Woman Drank Nothing But Soda for 16 Years, Can You Guess What Happened?

A 31-year old woman from Monaco was rushed to the hospital quite recently because she had dizzy spells and started fainting. She also suffered from heart arrhythmia, a condition where the heartbeat is irregular. The doctors examined her and also found out that she had very low potassium levels, which can be fatal in some cases.

The woman did not have a family history of heart or hormone problems. But she told her doctors that, since the age of 15, she had not drunk any water — soda (specifically cola) was the only liquid she consumed. She drank about 2 liters (2 quarts) of cola daily, she said.


Dangerous Effects of Drinking Cola Every Day

The woman experienced the following negative effects after avoiding water for 16 years:

• Unsafe Potassium Levels: According to the doctors, she only had 2.4 mmol/L of potassium in her blood, which is dangerously low for a woman her age.

• Fainting: The woman also suffered from severe dizzy and fainting spells.

• Arrhythmia: When her heartbeat was examined, it was learned that she had a lengthened interval of Q and T waves, which denote severe heart arrhythmia.

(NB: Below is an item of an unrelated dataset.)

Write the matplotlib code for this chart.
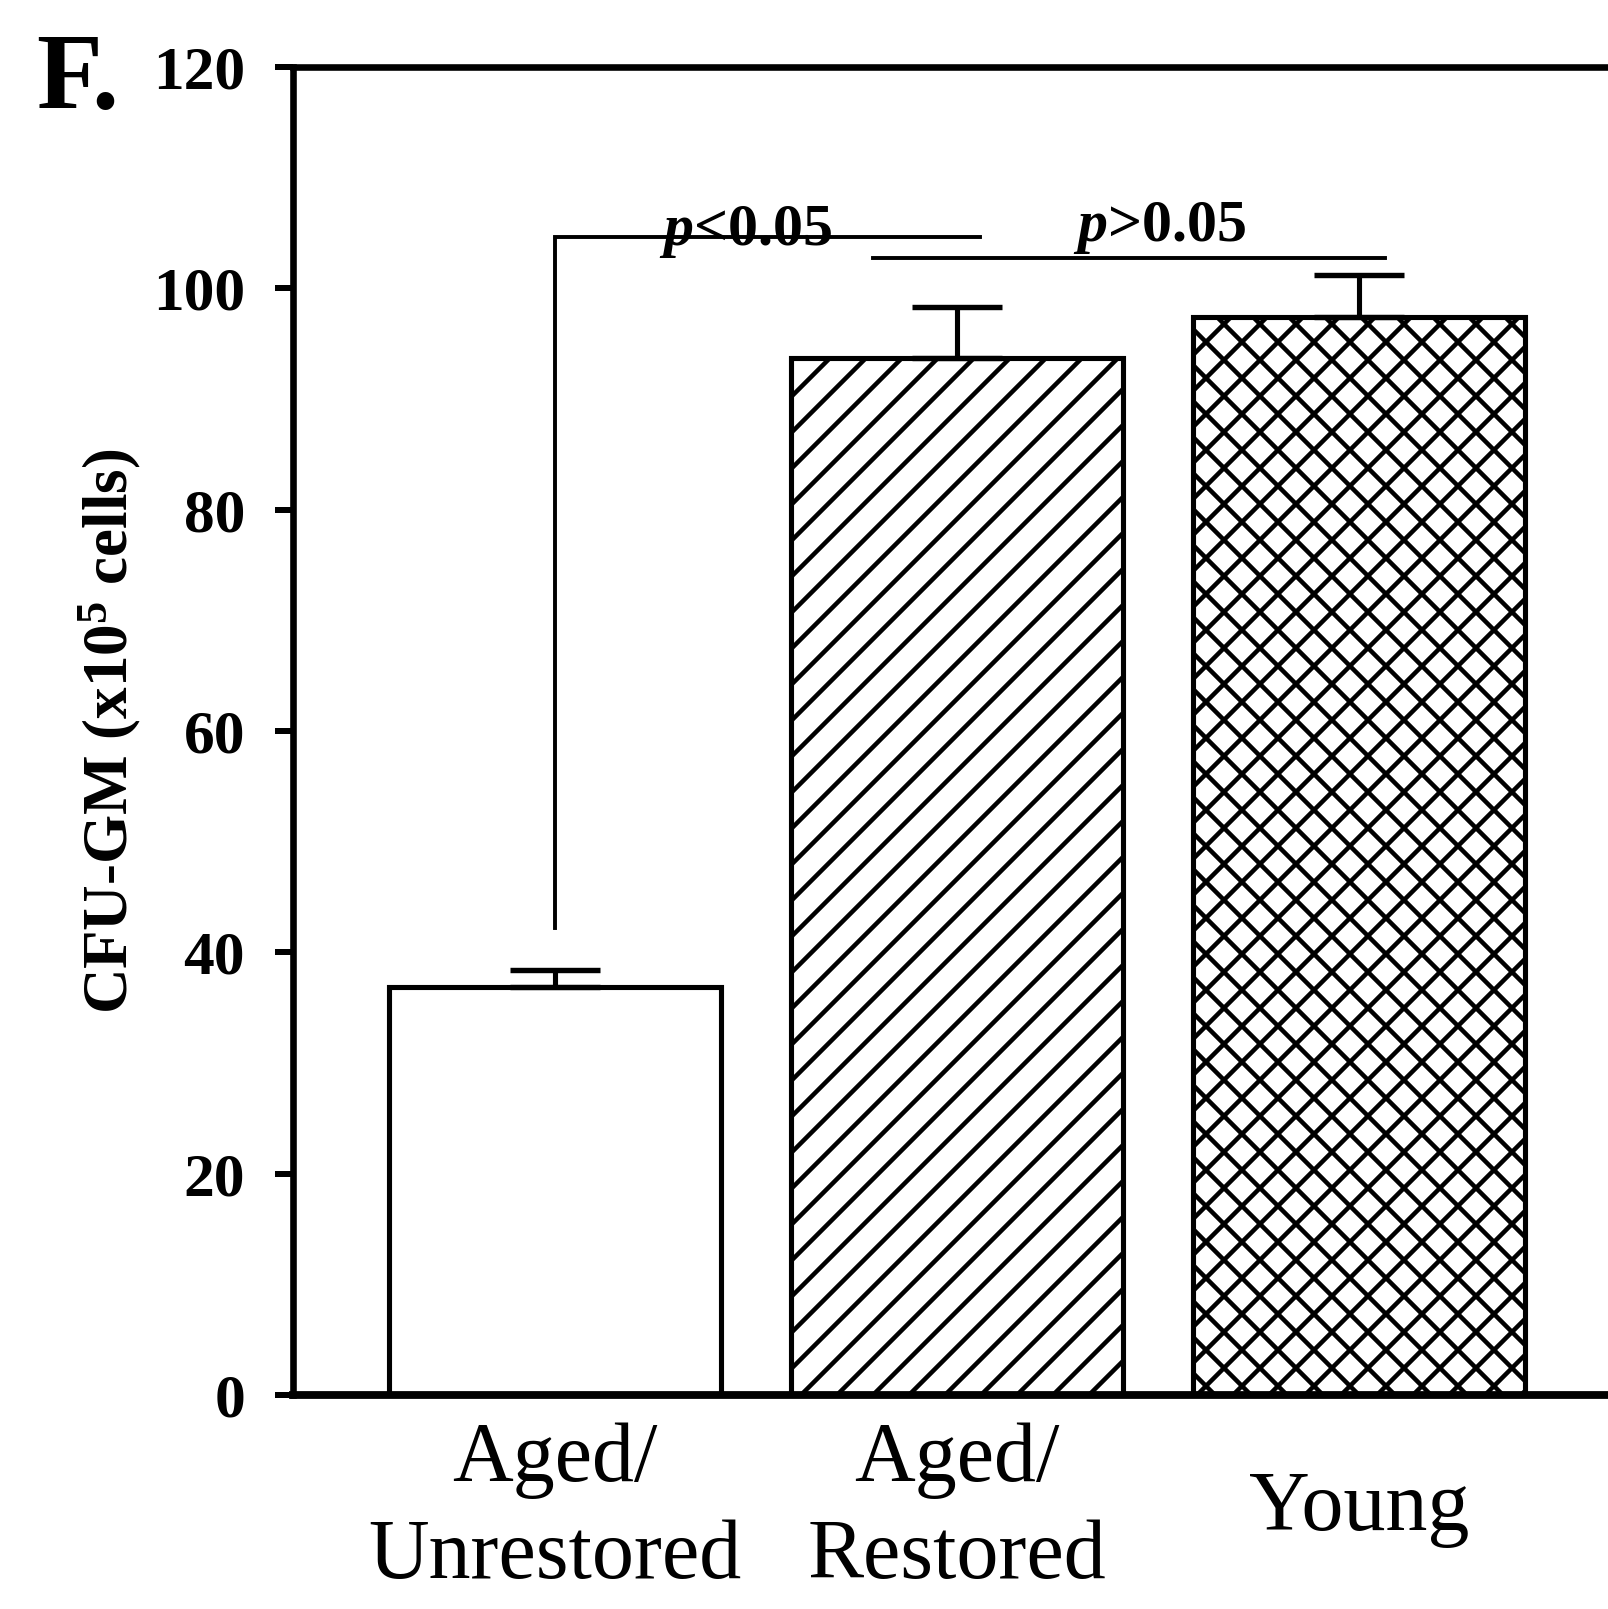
import numpy as np
import matplotlib
matplotlib.use("Agg")
import matplotlib.pyplot as plt

plt.rcParams['font.family'] = 'Liberation Serif'
plt.rcParams['mathtext.fontset'] = 'custom'
plt.rcParams['mathtext.rm'] = 'Liberation Serif:bold'
plt.rcParams['mathtext.bf'] = 'Liberation Serif:bold'
plt.rcParams['mathtext.it'] = 'Liberation Serif:italic:bold'
plt.rcParams['hatch.linewidth'] = 1.5

# data
groups = ["Aged/\nUnrestored", "Aged/\nRestored", "Young"]
means = [36.9, 93.7, 97.4]
err_up = [1.5, 4.6, 3.8]
hatches = ["", "//", "xx"]
yticks = [0, 20, 40, 60, 80, 100, 120]

# significance brackets: (x start, x end, y, label, label x, label y)
brackets = [
    (0.0, 1.057, 104.6, "$p$<0.05", 0.475, 103.9),
    (0.79, 2.065, 102.7, "$p$>0.05", 1.505, 104.3),
]
bracket_drop = 42.2  # bottom of the vertical stroke over the first bar

dpi = 216
fig = plt.figure(figsize=(1608 / dpi, 1609 / dpi), dpi=dpi)
ax = fig.add_axes([293 / 1608, 1 - 1395 / 1609, 1328 / 1608, 1328 / 1609])

x = np.arange(len(groups))
ax.bar(x, means, width=0.827, color='white', edgecolor='black',
       linewidth=1.7, hatch=hatches, zorder=2)
ax.errorbar(x, means, yerr=[np.zeros(len(means)), err_up], fmt='none',
            ecolor='black', elinewidth=1.7, capsize=15, capthick=1.8, zorder=3)

# brackets
x0, x1, yb, _, _, _ = brackets[0]
ax.plot([x0, x0, x1], [bracket_drop, yb, yb], color='black', lw=1.3,
        solid_joinstyle='miter', zorder=4)
x0, x1, yb, _, _, _ = brackets[1]
ax.plot([x0, x1], [yb, yb], color='black', lw=1.3, zorder=4)
for _, _, _, txt, tx, ty in brackets:
    ax.text(tx, ty, txt, ha='center', va='baseline', fontsize=20,
            fontweight='bold', zorder=5)

ax.set_xlim(-0.652, 2.652)
ax.set_ylim(0, 120)

ax.set_yticks(yticks)
ax.tick_params(axis='y', direction='out', length=6, width=2, pad=10,
               labelsize=20.5)
for t in ax.get_yticklabels():
    t.set_fontweight('bold')

ax.set_xticks(x)
ax.set_xticklabels(groups, fontsize=28, linespacing=1.33)
ax.tick_params(axis='x', length=0, pad=38)
for t in ax.get_xticklabels():
    t.set_va('center')
    t.set_multialignment('center')

ax.spines['right'].set_visible(False)
ax.spines['left'].set_linewidth(2.2)
ax.spines['top'].set_linewidth(2.2)
ax.spines['bottom'].set_linewidth(2.6)

ax.set_ylabel("CFU-GM (x10$^{\\mathbf{5}}$ cells)", fontsize=21,
              fontweight='bold')
ax.yaxis.set_label_coords((110 - 293) / 1328, 0.5)
ax.yaxis.label.set_va('center')

fig.text(36 / 1608, 1 - 108 / 1609, "F.", fontsize=36, fontweight='bold',
         ha='left', va='baseline')

fig.savefig("out.png", dpi=dpi)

Thankfully, she was sent to the hospital before her arrhythmia could claim her life. Her QT interval was around 610 milliseconds while the normal QT interval should not go over 450 milliseconds.

After abstaining from soda for just one week, the woman’s potassium levels and heart electrical activity returned to normal.
“One of the take-home messages is that cardiologists need to be aware of the connection between cola consumption and potassium loss,” said study researchers Dr. Naima Zarqane, of Princess Grace Hospital Centre in Monaco, adding they also “ask patients found to have QT prolongation about beverage habits.”

After searching for other similar cases, the researchers found six reports of excessive cola consumption that were thought to be related to adverse medical problems, including heart rhythm problems.

Heart palpitations caused by potassium deficiencies can cause life-threatening problems, such as cardiac arrest. More understated, meanwhile, is the toll excess soda takes on the body, which can include weight gain. Over time, obesity puts people at greater risk for many other diseases.

The case report was presented this week at the European Heart Rhythm Association meeting in Athens, Greece.